When your mother was young she might have had a princess phone in her bedroom, and maybe even a second line that only rang in her room. But more likely the phone in her room was connected to the one in the kitchen, so when she was talking to her boyfriend, she’d have to scream at her little brother when he picked up the kitchen phone to listen in.

By the time you came along, some people had car phones. Julia Roberts carried a cellular phone as big as a brick in movies. And when your older cousin learned to drive, your aunt bought a cell phone for her to carry, just for emergencies, so she could call her mom (who sat by the house phone waiting) when she arrived safe.

Recently, it seems every adult in the world got a cell phone. Some carry them in their pocket; most require one hand to hold it wherever they go. Most started texting within the last decade. The phones got smaller and smarter, and we learned to play games on them, and check our email, and avoid answering when it rings because we always know who is calling.

You do not remember the world without today’s phones, and likely can’t imagine a flip-phone, or figure out how to dial an old rotary phone. You used to dig your mom’s phone out of her purse and looked cute swiping the pictures, accidentally calling your grandmother, and once you called Jamaica. You had your own phone when you were eight because you begged, and did the thing all kids do: convinced your parents you were the only third-grader without one. They love you, and wanted you to be quiet so they could bend their neck to their own phones, so they got you one. You became peaceful and enjoyable in the car. You no longer poked your little sister and made her cry. You no longer spoke to your family.
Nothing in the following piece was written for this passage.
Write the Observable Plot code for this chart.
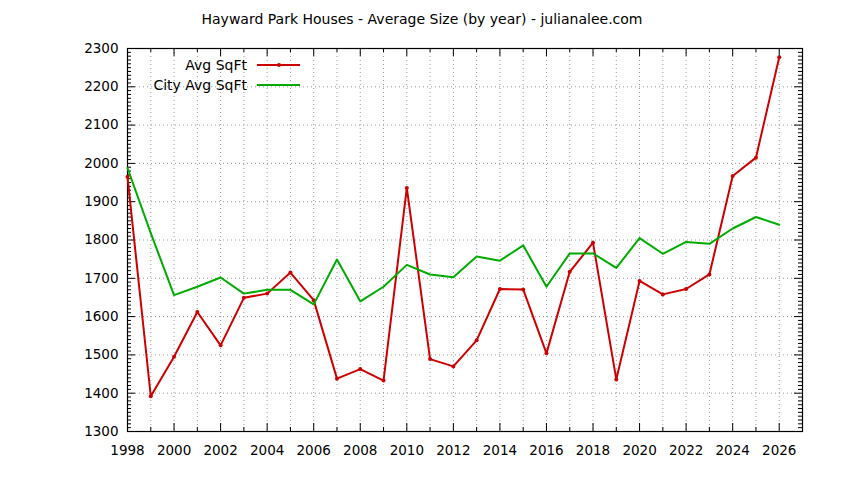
<!DOCTYPE html>
<html>
<head>
<meta charset="utf-8">
<script src="https://cdn.jsdelivr.net/npm/d3@7"></script>
<script src="https://cdn.jsdelivr.net/npm/@observablehq/plot@0.6"></script>
<style>
  html, body { margin: 0; padding: 0; background: #fff; }
  #chart svg { display: block; }
</style>
</head>
<body>
<div id="chart"></div>
<script>
const title = "Hayward Park Houses - Average Size (by year) - julianalee.com";
const seriesNames = ["Avg SqFt", "City Avg SqFt"];
const years = [1998,1999,2000,2001,2002,2003,2004,2005,2006,2007,2008,2009,2010,2011,2012,2013,2014,2015,2016,2017,2018,2019,2020,2021,2022,2023,2024,2025,2026];
const avgSqFt = [1965,1392,1495,1612,1525,1649,1660,1715,1643,1438,1463,1433,1936,1489,1470,1538,1672,1671,1504,1717,1793,1436,1693,1658,1672,1710,1967,2015,2277];
const cityAvgSqFt = [1988,1818,1656,1678,1702,1660,1670,1670,1632,1749,1640,1678,1735,1710,1703,1757,1746,1786,1678,1765,1765,1727,1805,1764,1795,1790,1830,1860,1840];
const xTickLabels = [1998,2000,2002,2004,2006,2008,2010,2012,2014,2016,2018,2020,2022,2024,2026];
const xMinorTicks = [1999,2001,2003,2005,2007,2009,2011,2013,2015,2017,2019,2021,2023,2025,2027];
const yTickLabels = [1300,1400,1500,1600,1700,1800,1900,2000,2100,2200,2300];
const yMinorTicks = d3.range(1300, 2301, 10).filter(v => v % 100 !== 0);
const gridYears = d3.range(1999, 2027);

const colors = ["#cc0000", "#00aa00"];
const W = 844, H = 480;
const mL = 127, mR = 42, mT = 48, mB = 49;
const pw = W - mL - mR, ph = H - mT - mB;

const avgData = years.map((y, i) => ({year: y, value: avgSqFt[i]}));
const cityData = years.map((y, i) => ({year: y, value: cityAvgSqFt[i]}));

const font = "DejaVu Sans, sans-serif";

const plot = Plot.plot({
  width: W, height: H,
  marginLeft: mL, marginRight: mR, marginTop: mT, marginBottom: mB,
  style: {fontFamily: font, fontSize: "13px", background: "#fff", color: "#000"},
  x: {domain: [1998, 2027]},
  y: {domain: [1300, 2300]},
  marks: [
    Plot.ruleX(gridYears, {x: d => d, stroke: "#999", strokeWidth: 1, strokeDasharray: "1,3"}),
    Plot.ruleY(yTickLabels.slice(1, -1), {y: d => d, stroke: "#999", strokeWidth: 1, strokeDasharray: "1,3"}),
    Plot.ruleY(yTickLabels, {y: d => d, insetRight: pw - 8, stroke: "#000"}),
    Plot.ruleY(yMinorTicks, {y: d => d, insetRight: pw - 4, stroke: "#000"}),
    Plot.ruleY(yTickLabels, {y: d => d, insetLeft: pw - 8, stroke: "#000"}),
    Plot.ruleY(yMinorTicks, {y: d => d, insetLeft: pw - 4, stroke: "#000"}),
    Plot.ruleX(xTickLabels, {x: d => d, insetTop: ph - 8, stroke: "#000"}),
    Plot.ruleX(xMinorTicks, {x: d => d, insetTop: ph - 4, stroke: "#000"}),
    Plot.ruleX(xTickLabels, {x: d => d, insetBottom: ph - 8, stroke: "#000"}),
    Plot.ruleX(xMinorTicks, {x: d => d, insetBottom: ph - 4, stroke: "#000"}),
    Plot.axisX(xTickLabels, {tickSize: 0, tickPadding: 14, tickFormat: d => String(d), label: null, fontSize: 13.5}),
    Plot.axisY(yTickLabels, {tickSize: 0, tickPadding: 9, tickFormat: d => String(d), label: null, fontSize: 13.5}),
    Plot.frame({stroke: "#000", strokeWidth: 1.2}),
    Plot.line(avgData, {x: "year", y: "value", stroke: colors[0], strokeWidth: 2}),
    Plot.dot(avgData, {x: "year", y: "value", fill: colors[0], r: 2}),
    Plot.line(cityData, {x: "year", y: "value", stroke: colors[1], strokeWidth: 2})
  ]
});

document.getElementById("chart").appendChild(plot);

const svg = d3.select(plot);
svg.append("text")
  .attr("x", 422).attr("y", 19)
  .attr("text-anchor", "middle").attr("dominant-baseline", "central")
  .attr("font-family", font).attr("font-size", 14).attr("fill", "#000")
  .text(title);

const legend = svg.append("g");
seriesNames.forEach((name, i) => {
  const ly = 65 + i * 20;
  legend.append("text")
    .attr("x", 247).attr("y", ly)
    .attr("text-anchor", "end").attr("dominant-baseline", "central")
    .attr("font-family", font).attr("font-size", 14).attr("fill", "#000")
    .text(name);
  legend.append("line")
    .attr("x1", 257).attr("x2", 300).attr("y1", ly).attr("y2", ly)
    .attr("stroke", colors[i]).attr("stroke-width", 2);
  if (i === 0) {
    legend.append("circle").attr("cx", 279).attr("cy", ly).attr("r", 2).attr("fill", colors[i]);
  }
});
</script>
</body>
</html>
Now you are in college. You walk across the gorgeous campus and don’t see it because you are looking down. You don’t make eye contact or acknowledge others. You are safe in your bubble. You never feel like you are alone because you can always take out your phone and look busy and important. You pick it up and check messages, tweets, instagram, facebook, snapchat, and even email a thousand times a day. You reach for it as soon as you wake up. You even keep it on your lap in class.

It’s ok. You’re an adult and you get to  decide how to use your time. But what will you tell your parents when your grades aren’t great? You’ll say you always go to class, but can you say you listen in class? Can you promise them their hard-earned tuition money, that they scraped together for fifteen years instead of buying shoes or taking a vacation, is appreciated so much that you leave your phone on silent, zipped up in your bag, for every second of lecture? Can you promise your grandfather who gave you the “family scholarship” and his old car, and pays your car insurance, that you are not wasting his generosity?

They used to say a mind is a terrible thing to waste. Today young people squander their entire lives, neck bent, fingers tap-tap-tapping away on an electronic gadget provided by a generous adult who loves them.